--- AVAILABLE DATA ---
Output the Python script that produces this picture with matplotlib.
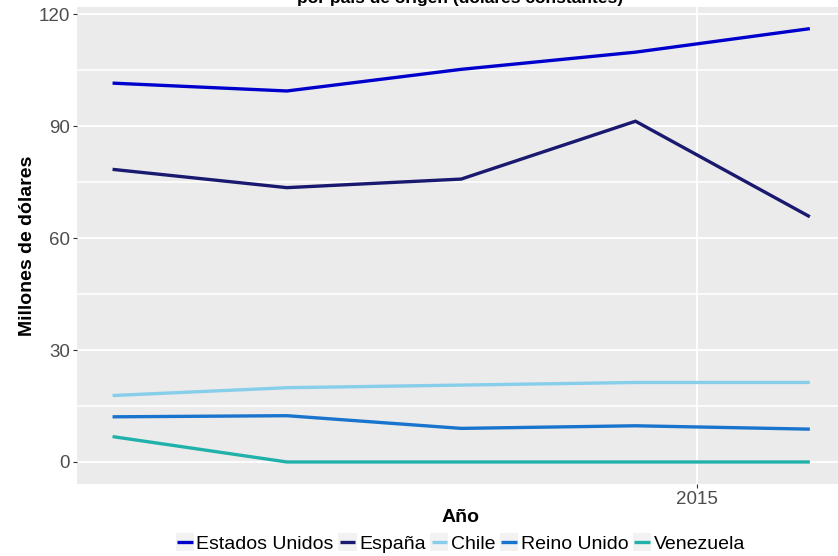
import matplotlib
matplotlib.use("Agg")
import matplotlib.pyplot as plt
from matplotlib.legend_handler import HandlerLine2D
from matplotlib.patches import Rectangle

plt.rcParams['font.family'] = ['Liberation Sans', 'DejaVu Sans']

# datos
anio = [2011.65, 2012.65, 2013.65, 2014.65, 2015.65]
paises = ['Estados Unidos', 'España', 'Chile', 'Reino Unido', 'Venezuela']
estados_unidos = [101.5, 99.4, 105.2, 109.8, 116.1]
espana = [78.4, 73.5, 75.8, 91.3, 65.7]
chile = [17.8, 19.9, 20.6, 21.3, 21.3]
reino_unido = [12.1, 12.4, 9.0, 9.7, 8.8]
venezuela = [6.8, 0.0, 0.0, 0.0, 0.0]
colores = ['#0000CD', '#191970', '#87CEEB', '#1874CD', '#20B2AA']
y_ticks = [0, 30, 60, 90, 120]
y_minor = [15, 45, 75, 105]
x_ticks = [2015]


# clave de leyenda con fondo gris como ggplot
class HandlerKey(HandlerLine2D):
    def create_artists(self, legend, orig_handle, xdescent, ydescent,
                       width, height, fontsize, trans):
        arts = super().create_artists(legend, orig_handle, xdescent, ydescent,
                                      width, height, fontsize, trans)
        rect = Rectangle((-xdescent - 1, -ydescent - 1.5), width + 2, height + 3,
                         facecolor='#F2F2F2', edgecolor='none', transform=trans)
        return [rect] + arts


fig = plt.figure(figsize=(8.38, 5.56), dpi=100)
ax = fig.add_axes([77 / 838, 1 - 484 / 556, 767 / 838, 477 / 556])
ax.set_facecolor('#EBEBEB')

series = [estados_unidos, espana, chile, reino_unido, venezuela]
for nombre, valores, color in zip(paises, series, colores):
    ax.plot(anio, valores, color=color, lw=2.4, label=nombre,
            solid_capstyle='butt', solid_joinstyle='miter')

ax.set_xlim(2011.446, 2015.846)
ax.set_ylim(-5.9, 121.9)
ax.set_yticks(y_ticks)
ax.set_yticks(y_minor, minor=True)
ax.set_xticks(x_ticks)
ax.grid(which='major', color='white', lw=1.3)
ax.grid(which='minor', axis='y', color='white', lw=1.1)
ax.set_axisbelow(True)
for s in ax.spines.values():
    s.set_visible(False)
ax.tick_params(which='major', length=3, width=0.8, color='#333333',
               labelcolor='#4D4D4D', labelsize=13.5, pad=2)
ax.tick_params(which='minor', length=0)

ax.set_xlabel('Año', fontsize=14, fontweight='bold', labelpad=1)
ax.set_ylabel('Millones de dólares', fontsize=14, fontweight='bold', labelpad=2)

fig.text(460.5 / 838, 1 - 2.5 / 556, 'por país de origen (dólares constantes)',
         ha='center', va='baseline', fontsize=12.5, fontweight='bold')

leg = fig.legend(loc='center', bbox_to_anchor=(461 / 838, 1 - 544 / 556), ncol=5,
                 frameon=False, fontsize=14, handlelength=0.8, handletextpad=0.2,
                 columnspacing=0.3, borderaxespad=0,
                 handler_map={plt.Line2D: HandlerKey()})
for ln in leg.get_lines():
    ln.set_linewidth(3)

fig.savefig('out.png', dpi=100)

--- EXERCISE PROMPT ---
Repeat the lines of the listing above verbatim, beginning at its first line and ending at the line containing "x_ticks = [2015]", which is included. Omit pictures.

--- TASK RESPONSE ---
Output the Python script that produces this picture with matplotlib.
import matplotlib
matplotlib.use("Agg")
import matplotlib.pyplot as plt
from matplotlib.legend_handler import HandlerLine2D
from matplotlib.patches import Rectangle

plt.rcParams['font.family'] = ['Liberation Sans', 'DejaVu Sans']

# datos
anio = [2011.65, 2012.65, 2013.65, 2014.65, 2015.65]
paises = ['Estados Unidos', 'España', 'Chile', 'Reino Unido', 'Venezuela']
estados_unidos = [101.5, 99.4, 105.2, 109.8, 116.1]
espana = [78.4, 73.5, 75.8, 91.3, 65.7]
chile = [17.8, 19.9, 20.6, 21.3, 21.3]
reino_unido = [12.1, 12.4, 9.0, 9.7, 8.8]
venezuela = [6.8, 0.0, 0.0, 0.0, 0.0]
colores = ['#0000CD', '#191970', '#87CEEB', '#1874CD', '#20B2AA']
y_ticks = [0, 30, 60, 90, 120]
y_minor = [15, 45, 75, 105]
x_ticks = [2015]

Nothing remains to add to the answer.